Escalation and Dismissal
Relations deteriorated when Mahondo pressed for a formal copy of his contract that captured the equity. The court noted a series of disciplinary memos issued in quick succession before his termination in May 2017, describing the pattern as consistent with retaliation. Justice Nduma wrote that the sequence of actions supported the claim that the process was a pretext to avoid honoring the share grant.
The Secret Recording and Its Admissibility
Foreseeing an uneven process, Mahondo recorded meetings, including one in which Budhabhatti acknowledged the 1 percent stake. The court admitted the audio under Kenya’s Evidence Act and described it as credible, consistent, and verifiable. This evidence, the judge said, proved the equity promise beyond doubt and undermined the company’s assertions about performance shortcomings.
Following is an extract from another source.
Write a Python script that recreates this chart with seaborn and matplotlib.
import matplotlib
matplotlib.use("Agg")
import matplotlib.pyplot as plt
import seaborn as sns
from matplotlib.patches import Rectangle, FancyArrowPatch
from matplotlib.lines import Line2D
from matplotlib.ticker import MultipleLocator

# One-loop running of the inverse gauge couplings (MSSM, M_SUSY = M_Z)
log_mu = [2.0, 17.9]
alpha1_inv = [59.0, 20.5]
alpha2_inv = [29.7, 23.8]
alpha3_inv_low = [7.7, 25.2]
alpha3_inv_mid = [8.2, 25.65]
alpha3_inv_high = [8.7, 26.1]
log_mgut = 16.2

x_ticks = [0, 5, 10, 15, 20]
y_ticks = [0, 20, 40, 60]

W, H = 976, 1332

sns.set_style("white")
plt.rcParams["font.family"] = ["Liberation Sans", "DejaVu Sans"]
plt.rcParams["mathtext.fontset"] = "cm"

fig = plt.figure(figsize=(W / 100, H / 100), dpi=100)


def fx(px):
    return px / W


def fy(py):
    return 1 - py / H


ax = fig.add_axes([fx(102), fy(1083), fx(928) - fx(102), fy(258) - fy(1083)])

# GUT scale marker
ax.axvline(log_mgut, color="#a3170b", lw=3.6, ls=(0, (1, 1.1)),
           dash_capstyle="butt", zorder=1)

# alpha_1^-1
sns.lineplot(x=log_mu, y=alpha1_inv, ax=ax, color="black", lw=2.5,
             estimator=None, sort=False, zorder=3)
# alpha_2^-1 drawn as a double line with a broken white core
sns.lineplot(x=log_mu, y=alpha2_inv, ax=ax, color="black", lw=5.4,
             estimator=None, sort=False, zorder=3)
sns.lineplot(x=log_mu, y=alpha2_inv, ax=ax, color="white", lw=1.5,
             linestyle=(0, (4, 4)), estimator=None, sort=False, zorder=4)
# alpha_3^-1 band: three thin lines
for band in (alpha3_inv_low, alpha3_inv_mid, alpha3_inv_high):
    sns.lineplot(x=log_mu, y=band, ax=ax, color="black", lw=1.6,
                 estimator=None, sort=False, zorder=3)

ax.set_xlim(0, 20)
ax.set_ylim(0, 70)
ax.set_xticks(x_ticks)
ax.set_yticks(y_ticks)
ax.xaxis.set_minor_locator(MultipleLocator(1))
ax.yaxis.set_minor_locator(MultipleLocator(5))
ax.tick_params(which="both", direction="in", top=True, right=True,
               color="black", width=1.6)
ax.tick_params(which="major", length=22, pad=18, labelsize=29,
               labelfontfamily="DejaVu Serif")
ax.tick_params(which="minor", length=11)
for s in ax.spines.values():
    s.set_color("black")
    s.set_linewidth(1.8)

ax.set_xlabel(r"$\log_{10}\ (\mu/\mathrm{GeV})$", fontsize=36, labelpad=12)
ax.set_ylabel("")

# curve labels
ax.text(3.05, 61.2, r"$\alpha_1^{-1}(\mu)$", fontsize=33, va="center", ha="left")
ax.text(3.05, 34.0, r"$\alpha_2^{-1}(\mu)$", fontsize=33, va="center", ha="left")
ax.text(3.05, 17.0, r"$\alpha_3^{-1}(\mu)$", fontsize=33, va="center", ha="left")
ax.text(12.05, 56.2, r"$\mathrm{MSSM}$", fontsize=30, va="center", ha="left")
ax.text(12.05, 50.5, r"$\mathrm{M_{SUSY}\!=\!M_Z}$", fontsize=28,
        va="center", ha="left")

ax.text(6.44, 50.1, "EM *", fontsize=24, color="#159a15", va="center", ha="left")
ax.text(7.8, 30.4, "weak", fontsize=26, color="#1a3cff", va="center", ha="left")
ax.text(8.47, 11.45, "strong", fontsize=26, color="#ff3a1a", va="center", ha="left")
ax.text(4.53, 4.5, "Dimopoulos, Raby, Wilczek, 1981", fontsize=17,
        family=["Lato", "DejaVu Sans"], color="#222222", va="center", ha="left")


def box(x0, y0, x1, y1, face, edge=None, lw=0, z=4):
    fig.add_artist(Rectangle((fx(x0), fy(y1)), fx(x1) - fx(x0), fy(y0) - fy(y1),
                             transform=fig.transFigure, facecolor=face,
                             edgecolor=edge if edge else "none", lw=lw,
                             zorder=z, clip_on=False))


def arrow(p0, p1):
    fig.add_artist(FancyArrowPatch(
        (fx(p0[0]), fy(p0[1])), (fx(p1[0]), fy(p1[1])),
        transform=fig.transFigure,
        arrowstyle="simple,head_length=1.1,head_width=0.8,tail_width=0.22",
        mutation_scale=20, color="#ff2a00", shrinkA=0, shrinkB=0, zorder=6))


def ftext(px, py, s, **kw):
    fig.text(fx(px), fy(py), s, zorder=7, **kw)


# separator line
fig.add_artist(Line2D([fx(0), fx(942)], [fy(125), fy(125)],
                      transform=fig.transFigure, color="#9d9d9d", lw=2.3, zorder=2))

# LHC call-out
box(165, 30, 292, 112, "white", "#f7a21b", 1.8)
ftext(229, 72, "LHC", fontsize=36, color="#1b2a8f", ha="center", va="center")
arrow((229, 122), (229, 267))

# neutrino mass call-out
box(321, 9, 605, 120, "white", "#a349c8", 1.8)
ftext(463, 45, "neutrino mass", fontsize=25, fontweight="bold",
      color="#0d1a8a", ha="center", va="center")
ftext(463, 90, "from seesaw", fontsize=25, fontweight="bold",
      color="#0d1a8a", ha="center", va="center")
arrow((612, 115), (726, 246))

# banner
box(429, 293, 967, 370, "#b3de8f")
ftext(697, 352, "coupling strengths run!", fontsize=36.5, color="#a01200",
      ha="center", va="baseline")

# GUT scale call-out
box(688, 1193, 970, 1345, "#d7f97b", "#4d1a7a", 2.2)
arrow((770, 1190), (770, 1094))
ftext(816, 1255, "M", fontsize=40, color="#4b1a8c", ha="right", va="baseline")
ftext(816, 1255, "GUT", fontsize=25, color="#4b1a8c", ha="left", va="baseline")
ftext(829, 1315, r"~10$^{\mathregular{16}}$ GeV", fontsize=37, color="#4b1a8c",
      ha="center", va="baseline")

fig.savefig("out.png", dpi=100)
The Judgment and Monetary Awards
Justice Nduma awarded Mahondo USD 8,000 for unfair termination and USD 750,000 for the value of the 1 percent stake. The court adopted a USD 75 million valuation for Little Cab to derive the equity payout, which it characterized as a logical reflection of the company’s worth at the time. Combined, the awards total USD 758,000, a remedy the court said was commensurate with the contract breach and unfair process.
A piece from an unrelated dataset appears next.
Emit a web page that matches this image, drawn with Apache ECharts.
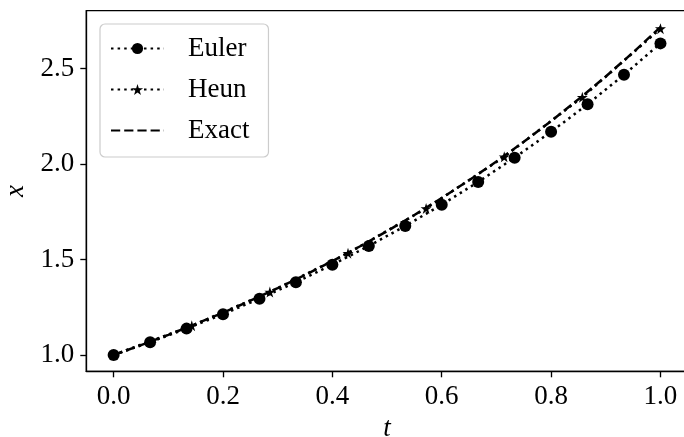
<!DOCTYPE html>
<html>
<head>
<meta charset="utf-8">
<script src="https://cdn.jsdelivr.net/npm/echarts@6/dist/echarts.min.js"></script>
<style>
  html, body { margin: 0; padding: 0; background: #fff; }
  #chart { width: 684px; height: 437px; }
</style>
</head>
<body>
<div id="chart"></div>
<script>
// Forward Euler, step 1/15
const eulerT = [0, 0.0667, 0.1333, 0.2, 0.2667, 0.3333, 0.4, 0.4667, 0.5333, 0.6, 0.6667, 0.7333, 0.8, 0.8667, 0.9333, 1.0];
const eulerX = [1.0, 1.0667, 1.1378, 1.2136, 1.2945, 1.3808, 1.4729, 1.5711, 1.6758, 1.7876, 1.9067, 2.0338, 2.1694, 2.3141, 2.4683, 2.6329];

// Heun, step 1/7
const heunT = [0, 0.1429, 0.2857, 0.4286, 0.5714, 0.7143, 0.8571, 1.0];
const heunX = [1.0, 1.1531, 1.3296, 1.5331, 1.7677, 2.0383, 2.3503, 2.7100];

// Exact solution
const exactT = [0, 0.05, 0.1, 0.15, 0.2, 0.25, 0.3, 0.35, 0.4, 0.45, 0.5, 0.55, 0.6, 0.65, 0.7, 0.75, 0.8, 0.85, 0.9, 0.95, 1.0];
const exactX = [1.0, 1.0513, 1.1052, 1.1618, 1.2214, 1.2840, 1.3499, 1.4191, 1.4918, 1.5683, 1.6487, 1.7333, 1.8221, 1.9155, 2.0138, 2.1170, 2.2255, 2.3396, 2.4596, 2.5857, 2.7183];

const xTicks = [0.0, 0.2, 0.4, 0.6, 0.8, 1.0];
const yTicks = [1.0, 1.5, 2.0, 2.5];

const pair = (ts, xs) => ts.map((t, i) => [t, xs[i]]);

const FONT = '"Liberation Serif", "DejaVu Serif", serif';
const STAR = 'path://M50,0 L61.2,34.5 L97.6,34.5 L68.2,55.9 L79.4,90.5 L50,69.1 L20.6,90.5 L31.8,55.9 L2.4,34.5 L38.8,34.5 Z';

const chart = echarts.init(document.getElementById('chart'), null, { renderer: 'canvas' });

const axisCommon = {
  type: 'value',
  splitLine: { show: false },
  axisLine: { show: true, onZero: false, lineStyle: { color: '#000', width: 1.33 } },
  axisTick: { show: true, inside: false, length: 6, lineStyle: { color: '#000', width: 1.33 } },
  nameTextStyle: { fontFamily: FONT, fontStyle: 'italic', fontSize: 27, color: '#000' }
};

chart.setOption({
  animation: false,
  backgroundColor: '#fff',
  grid: {
    left: 86.3, top: 10.7, bottom: 65.7, right: -3.8,
    outerBoundsMode: 'none', containLabel: false,
    show: true, borderColor: '#000', borderWidth: 1.33, backgroundColor: 'transparent'
  },
  xAxis: Object.assign({}, axisCommon, {
    min: -0.05, max: 1.05,
    name: 't', nameLocation: 'middle', nameGap: 44,
    axisTick: Object.assign({}, axisCommon.axisTick, { customValues: xTicks }),
    axisLabel: {
      customValues: xTicks, margin: 12,
      fontFamily: FONT, fontSize: 27, color: '#000',
      formatter: v => v.toFixed(1)
    }
  }),
  yAxis: Object.assign({}, axisCommon, {
    min: 0.91409, max: 2.80419,
    name: 'x', nameLocation: 'middle', nameGap: 54,
    axisTick: Object.assign({}, axisCommon.axisTick, { customValues: yTicks }),
    axisLabel: {
      customValues: yTicks, margin: 12,
      fontFamily: FONT, fontSize: 27, color: '#000',
      formatter: v => v.toFixed(1)
    }
  }),
  legend: {
    orient: 'vertical', left: 100, top: 24,
    padding: [11, 19, 13, 10],
    itemWidth: 53, itemHeight: 14, itemGap: 14,
    backgroundColor: 'rgba(255,255,255,0.8)',
    borderColor: '#cccccc', borderWidth: 1.2, borderRadius: 5,
    textStyle: { fontFamily: FONT, fontSize: 27, color: '#000', lineHeight: 27, padding: [0, 0, 0, 19] },
    data: [
      { name: 'Euler' },
      { name: 'Heun' },
      { name: 'Exact', itemStyle: { color: 'rgba(0,0,0,0)', borderWidth: 0 } }
    ]
  },
  series: [
    {
      name: 'Euler', type: 'line', data: pair(eulerT, eulerX),
      symbol: 'circle', symbolSize: 12,
      itemStyle: { color: '#000' },
      lineStyle: { color: '#000', width: 2.5, type: [2.5, 4.1] }
    },
    {
      name: 'Heun', type: 'line', data: pair(heunT, heunX),
      symbol: STAR, symbolSize: 11,
      itemStyle: { color: '#000' },
      lineStyle: { color: '#000', width: 2.5, type: [2.5, 4.1] }
    },
    {
      name: 'Exact', type: 'line', data: pair(exactT, exactX),
      symbol: 'none',
      itemStyle: { color: '#000' },
      lineStyle: { color: '#000', width: 2.5, type: [9.2, 4] }
    }
  ]
});
</script>
</body>
</html>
Company Position and Context
Craft Silicon argued that Mahondo was casual and unsystematic in managing suppliers and clashed with colleagues, asserting that his salary increase was administrative rather than performance-based. It said he was found guilty of gross misconduct but was normally terminated, and that the company paid about USD 4,900 in dues at exit. The court observed that the company did not directly refute the equity promise and noted allegations that another Little director engaged in threats and harassment as the documentation dispute intensified.
Little Cab’s Trajectory and Market Setting
Launched in 2016, Little Cab positioned itself as a homegrown competitor to Uber and Bolt with features such as mobile wallet payments, corporate ride solutions, and loyalty options. Mahondo told the court that Little’s value surged within a year as operations expanded, reflecting the execution asked of him when the equity package was proposed. That backdrop, he argued, made the promised ownership a central component of his compensation.
Implications for Kenya’s Startup Ecosystem
The decision reinforces that equity-based compensation is enforceable when supported by credible evidence, even if a countersigned document is missing. For startups competing for senior talent, the ruling signals that informal or partially documented promises can carry legal weight if substantiated. It also underscores the importance of clear paper trails and aligned governance when equity forms part of remuneration.
Mahondo’s victory rests on a recorded acknowledgment that the court found authentic and decisive. By upholding the equity grant and citing unfair termination, the judgment sets a reference point for employment and compensation disputes in Kenya’s technology sector. For founders and executives alike, the case is a prompt to document commitments rigorously and resolve disagreements before they escalate into costly litigation.